[The request]: Only the lines between the line holding "Rebuild this chart" and the line holding "const fmt = (v: number)", both of those included, should be copied exactly; drop the pictures.

[Data]:
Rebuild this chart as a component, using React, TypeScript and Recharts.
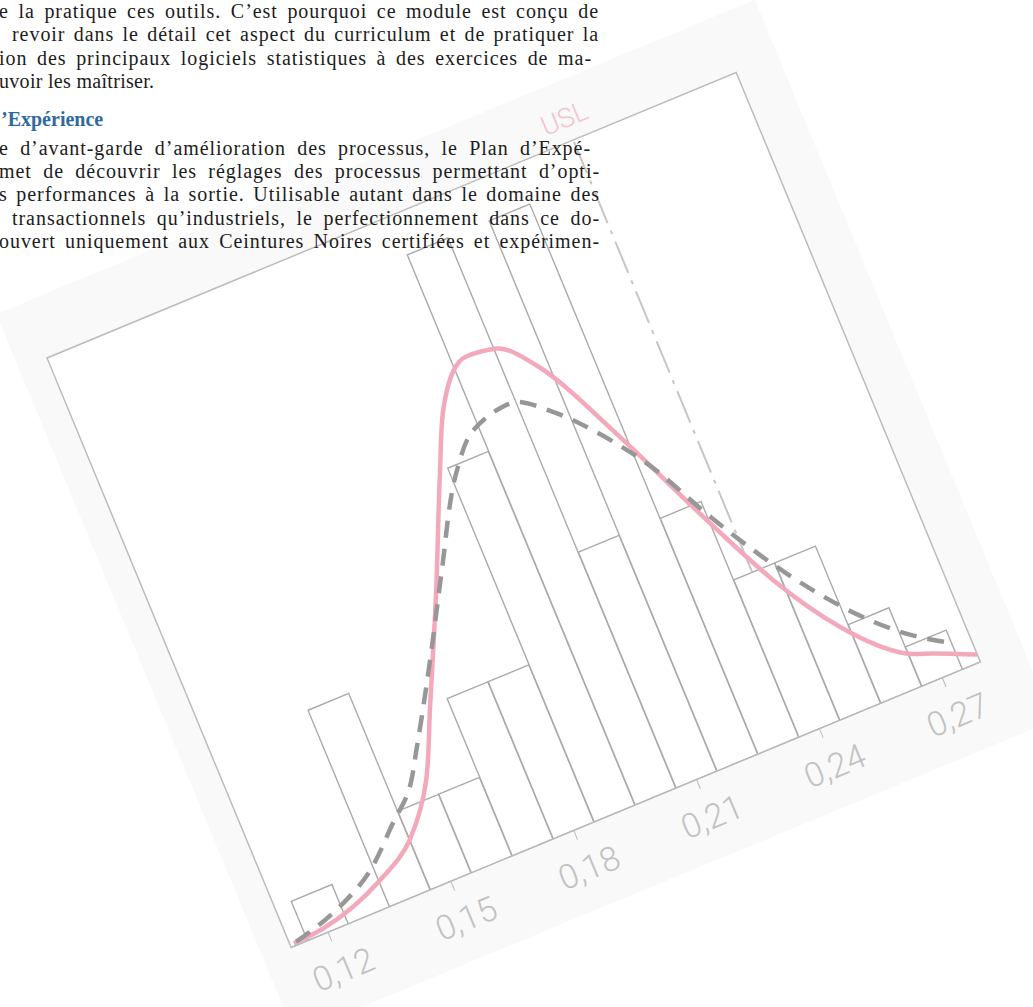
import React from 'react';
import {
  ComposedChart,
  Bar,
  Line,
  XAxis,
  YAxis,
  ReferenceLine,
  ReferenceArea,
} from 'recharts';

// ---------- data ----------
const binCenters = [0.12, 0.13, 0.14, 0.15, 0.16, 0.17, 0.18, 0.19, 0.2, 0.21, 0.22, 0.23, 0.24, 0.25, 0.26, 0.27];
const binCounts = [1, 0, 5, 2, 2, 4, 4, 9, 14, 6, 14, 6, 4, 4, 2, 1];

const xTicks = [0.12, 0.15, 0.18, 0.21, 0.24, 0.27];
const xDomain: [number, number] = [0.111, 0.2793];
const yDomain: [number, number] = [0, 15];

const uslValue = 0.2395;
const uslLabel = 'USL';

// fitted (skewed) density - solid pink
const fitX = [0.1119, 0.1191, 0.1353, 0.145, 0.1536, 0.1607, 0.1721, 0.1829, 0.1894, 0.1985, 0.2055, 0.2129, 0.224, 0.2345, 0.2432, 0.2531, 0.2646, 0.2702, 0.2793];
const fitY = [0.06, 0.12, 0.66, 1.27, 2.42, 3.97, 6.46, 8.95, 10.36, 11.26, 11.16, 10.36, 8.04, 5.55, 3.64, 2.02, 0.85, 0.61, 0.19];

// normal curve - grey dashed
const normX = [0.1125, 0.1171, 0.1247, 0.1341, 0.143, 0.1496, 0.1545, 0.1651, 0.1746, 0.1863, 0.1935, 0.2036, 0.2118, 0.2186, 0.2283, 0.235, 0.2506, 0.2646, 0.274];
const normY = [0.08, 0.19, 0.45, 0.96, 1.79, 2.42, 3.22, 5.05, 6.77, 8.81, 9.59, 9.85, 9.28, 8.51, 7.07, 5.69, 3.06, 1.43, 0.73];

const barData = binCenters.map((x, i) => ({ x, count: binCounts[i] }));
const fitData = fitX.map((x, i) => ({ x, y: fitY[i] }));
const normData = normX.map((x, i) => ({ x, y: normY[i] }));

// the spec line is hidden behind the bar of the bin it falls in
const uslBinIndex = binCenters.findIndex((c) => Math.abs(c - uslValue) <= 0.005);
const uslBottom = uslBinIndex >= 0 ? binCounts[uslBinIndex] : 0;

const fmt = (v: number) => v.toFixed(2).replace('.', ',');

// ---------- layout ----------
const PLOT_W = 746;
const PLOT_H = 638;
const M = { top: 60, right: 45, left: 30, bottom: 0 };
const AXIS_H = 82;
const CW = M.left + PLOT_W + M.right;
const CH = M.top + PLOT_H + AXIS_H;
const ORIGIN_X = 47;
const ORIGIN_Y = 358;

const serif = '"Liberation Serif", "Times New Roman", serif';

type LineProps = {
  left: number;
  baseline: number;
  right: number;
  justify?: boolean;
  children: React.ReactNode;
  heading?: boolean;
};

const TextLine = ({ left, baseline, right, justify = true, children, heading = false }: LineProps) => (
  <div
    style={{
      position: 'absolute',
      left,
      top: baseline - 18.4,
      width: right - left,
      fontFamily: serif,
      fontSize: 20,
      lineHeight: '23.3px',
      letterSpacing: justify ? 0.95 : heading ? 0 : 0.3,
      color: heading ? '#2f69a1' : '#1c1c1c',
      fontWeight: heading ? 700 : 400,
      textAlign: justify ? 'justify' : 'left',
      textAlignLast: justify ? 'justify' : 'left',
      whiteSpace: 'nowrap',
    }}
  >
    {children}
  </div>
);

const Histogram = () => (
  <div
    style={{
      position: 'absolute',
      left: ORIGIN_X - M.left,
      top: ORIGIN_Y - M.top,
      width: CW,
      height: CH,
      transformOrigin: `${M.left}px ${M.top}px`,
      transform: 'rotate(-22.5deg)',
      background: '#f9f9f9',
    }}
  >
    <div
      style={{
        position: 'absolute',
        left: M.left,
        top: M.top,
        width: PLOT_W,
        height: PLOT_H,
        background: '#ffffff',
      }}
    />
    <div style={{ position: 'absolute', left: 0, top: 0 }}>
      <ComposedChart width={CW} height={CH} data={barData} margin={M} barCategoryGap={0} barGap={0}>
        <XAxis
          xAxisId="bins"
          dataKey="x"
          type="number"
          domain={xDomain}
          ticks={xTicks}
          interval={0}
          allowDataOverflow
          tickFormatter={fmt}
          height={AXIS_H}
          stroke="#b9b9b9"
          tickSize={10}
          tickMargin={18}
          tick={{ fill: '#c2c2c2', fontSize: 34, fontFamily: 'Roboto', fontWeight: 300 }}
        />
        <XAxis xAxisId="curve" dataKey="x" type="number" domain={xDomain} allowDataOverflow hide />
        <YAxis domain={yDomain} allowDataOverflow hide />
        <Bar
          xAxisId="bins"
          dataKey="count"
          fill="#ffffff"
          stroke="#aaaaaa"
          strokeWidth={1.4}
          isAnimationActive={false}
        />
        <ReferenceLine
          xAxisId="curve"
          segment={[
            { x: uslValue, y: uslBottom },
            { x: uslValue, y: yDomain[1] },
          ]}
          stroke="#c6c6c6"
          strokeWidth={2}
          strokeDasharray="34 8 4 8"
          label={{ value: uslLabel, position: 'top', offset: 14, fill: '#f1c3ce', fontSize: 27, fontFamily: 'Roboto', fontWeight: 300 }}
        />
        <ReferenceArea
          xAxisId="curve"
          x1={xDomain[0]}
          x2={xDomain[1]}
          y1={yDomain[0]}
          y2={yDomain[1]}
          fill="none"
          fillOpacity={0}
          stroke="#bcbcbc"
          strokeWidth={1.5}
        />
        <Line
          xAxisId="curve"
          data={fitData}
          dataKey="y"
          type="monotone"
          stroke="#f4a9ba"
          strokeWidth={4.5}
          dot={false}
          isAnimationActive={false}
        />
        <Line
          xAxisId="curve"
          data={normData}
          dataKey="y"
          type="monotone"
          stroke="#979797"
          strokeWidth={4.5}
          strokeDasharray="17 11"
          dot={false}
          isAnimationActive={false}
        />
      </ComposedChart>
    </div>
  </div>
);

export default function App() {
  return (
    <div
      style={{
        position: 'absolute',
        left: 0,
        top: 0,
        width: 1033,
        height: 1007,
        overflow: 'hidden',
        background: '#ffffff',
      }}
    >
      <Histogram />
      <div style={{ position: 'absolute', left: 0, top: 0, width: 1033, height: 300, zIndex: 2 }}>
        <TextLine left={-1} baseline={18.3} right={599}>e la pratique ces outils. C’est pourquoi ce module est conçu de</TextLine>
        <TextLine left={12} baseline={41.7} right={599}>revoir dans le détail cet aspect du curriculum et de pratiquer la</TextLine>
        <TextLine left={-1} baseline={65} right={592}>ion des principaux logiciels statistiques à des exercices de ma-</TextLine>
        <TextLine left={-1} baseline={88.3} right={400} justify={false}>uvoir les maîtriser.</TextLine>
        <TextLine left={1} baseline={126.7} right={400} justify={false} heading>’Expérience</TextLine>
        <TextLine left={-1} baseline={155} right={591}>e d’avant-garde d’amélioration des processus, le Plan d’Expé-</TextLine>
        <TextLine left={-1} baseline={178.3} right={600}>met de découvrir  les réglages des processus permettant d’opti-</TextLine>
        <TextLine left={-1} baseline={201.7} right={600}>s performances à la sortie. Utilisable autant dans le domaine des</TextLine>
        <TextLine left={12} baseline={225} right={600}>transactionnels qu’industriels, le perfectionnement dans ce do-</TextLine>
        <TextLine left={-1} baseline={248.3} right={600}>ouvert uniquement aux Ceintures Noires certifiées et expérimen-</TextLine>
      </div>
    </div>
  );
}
---
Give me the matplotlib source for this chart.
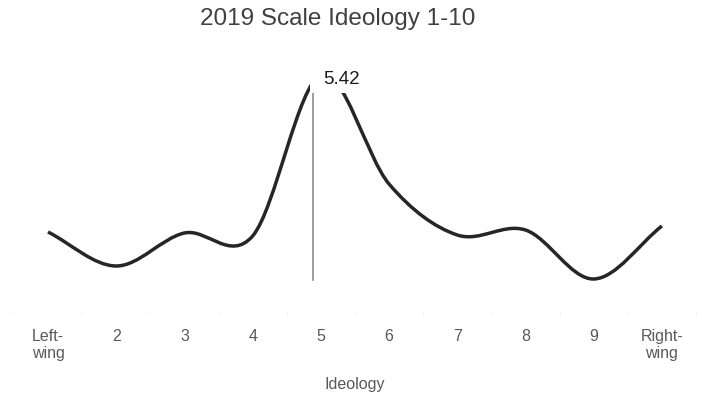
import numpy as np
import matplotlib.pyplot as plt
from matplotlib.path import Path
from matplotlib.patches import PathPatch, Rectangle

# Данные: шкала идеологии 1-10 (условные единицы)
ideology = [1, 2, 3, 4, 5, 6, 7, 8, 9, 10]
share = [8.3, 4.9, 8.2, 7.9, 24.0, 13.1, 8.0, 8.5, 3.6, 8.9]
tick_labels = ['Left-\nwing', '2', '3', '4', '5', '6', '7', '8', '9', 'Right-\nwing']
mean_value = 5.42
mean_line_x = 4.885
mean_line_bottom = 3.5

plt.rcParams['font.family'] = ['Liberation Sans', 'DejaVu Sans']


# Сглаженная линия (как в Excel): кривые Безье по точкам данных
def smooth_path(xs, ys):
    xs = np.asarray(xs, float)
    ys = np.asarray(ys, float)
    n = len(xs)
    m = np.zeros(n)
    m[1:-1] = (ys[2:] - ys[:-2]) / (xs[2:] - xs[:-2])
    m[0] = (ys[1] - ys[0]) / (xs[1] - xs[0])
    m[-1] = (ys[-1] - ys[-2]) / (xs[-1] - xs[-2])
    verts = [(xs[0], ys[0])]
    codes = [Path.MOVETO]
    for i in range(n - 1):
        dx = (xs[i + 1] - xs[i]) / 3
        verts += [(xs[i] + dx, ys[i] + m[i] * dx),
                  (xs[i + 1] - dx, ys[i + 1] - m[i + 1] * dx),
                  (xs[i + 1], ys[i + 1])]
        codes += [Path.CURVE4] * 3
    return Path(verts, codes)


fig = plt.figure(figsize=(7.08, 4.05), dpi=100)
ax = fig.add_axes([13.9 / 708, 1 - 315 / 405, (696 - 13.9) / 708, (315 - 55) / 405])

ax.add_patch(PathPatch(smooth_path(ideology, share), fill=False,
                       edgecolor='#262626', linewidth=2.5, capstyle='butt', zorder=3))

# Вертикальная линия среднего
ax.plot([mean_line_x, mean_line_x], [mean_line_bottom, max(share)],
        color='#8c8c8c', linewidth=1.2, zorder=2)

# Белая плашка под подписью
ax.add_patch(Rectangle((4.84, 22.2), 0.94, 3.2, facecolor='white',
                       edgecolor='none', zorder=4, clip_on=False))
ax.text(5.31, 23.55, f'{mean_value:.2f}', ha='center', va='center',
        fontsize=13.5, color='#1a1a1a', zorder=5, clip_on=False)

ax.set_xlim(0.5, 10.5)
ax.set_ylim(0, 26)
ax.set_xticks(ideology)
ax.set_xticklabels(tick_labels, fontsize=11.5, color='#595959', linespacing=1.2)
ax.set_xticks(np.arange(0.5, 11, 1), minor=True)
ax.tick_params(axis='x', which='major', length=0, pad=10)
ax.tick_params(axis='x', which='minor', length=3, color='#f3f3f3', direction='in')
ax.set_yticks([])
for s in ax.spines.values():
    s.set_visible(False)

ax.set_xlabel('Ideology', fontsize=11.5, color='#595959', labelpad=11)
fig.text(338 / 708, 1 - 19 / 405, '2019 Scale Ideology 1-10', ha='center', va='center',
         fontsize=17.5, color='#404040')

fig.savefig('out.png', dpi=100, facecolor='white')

[Final answer]:
Rebuild this chart as a component, using React, TypeScript and Recharts.
import React from 'react';
import {
  ComposedChart,
  Bar,
  Line,
  XAxis,
  YAxis,
  ReferenceLine,
  ReferenceArea,
} from 'recharts';

// ---------- data ----------
const binCenters = [0.12, 0.13, 0.14, 0.15, 0.16, 0.17, 0.18, 0.19, 0.2, 0.21, 0.22, 0.23, 0.24, 0.25, 0.26, 0.27];
const binCounts = [1, 0, 5, 2, 2, 4, 4, 9, 14, 6, 14, 6, 4, 4, 2, 1];

const xTicks = [0.12, 0.15, 0.18, 0.21, 0.24, 0.27];
const xDomain: [number, number] = [0.111, 0.2793];
const yDomain: [number, number] = [0, 15];

const uslValue = 0.2395;
const uslLabel = 'USL';

// fitted (skewed) density - solid pink
const fitX = [0.1119, 0.1191, 0.1353, 0.145, 0.1536, 0.1607, 0.1721, 0.1829, 0.1894, 0.1985, 0.2055, 0.2129, 0.224, 0.2345, 0.2432, 0.2531, 0.2646, 0.2702, 0.2793];
const fitY = [0.06, 0.12, 0.66, 1.27, 2.42, 3.97, 6.46, 8.95, 10.36, 11.26, 11.16, 10.36, 8.04, 5.55, 3.64, 2.02, 0.85, 0.61, 0.19];

// normal curve - grey dashed
const normX = [0.1125, 0.1171, 0.1247, 0.1341, 0.143, 0.1496, 0.1545, 0.1651, 0.1746, 0.1863, 0.1935, 0.2036, 0.2118, 0.2186, 0.2283, 0.235, 0.2506, 0.2646, 0.274];
const normY = [0.08, 0.19, 0.45, 0.96, 1.79, 2.42, 3.22, 5.05, 6.77, 8.81, 9.59, 9.85, 9.28, 8.51, 7.07, 5.69, 3.06, 1.43, 0.73];

const barData = binCenters.map((x, i) => ({ x, count: binCounts[i] }));
const fitData = fitX.map((x, i) => ({ x, y: fitY[i] }));
const normData = normX.map((x, i) => ({ x, y: normY[i] }));

// the spec line is hidden behind the bar of the bin it falls in
const uslBinIndex = binCenters.findIndex((c) => Math.abs(c - uslValue) <= 0.005);
const uslBottom = uslBinIndex >= 0 ? binCounts[uslBinIndex] : 0;

const fmt = (v: number) => v.toFixed(2).replace('.', ',');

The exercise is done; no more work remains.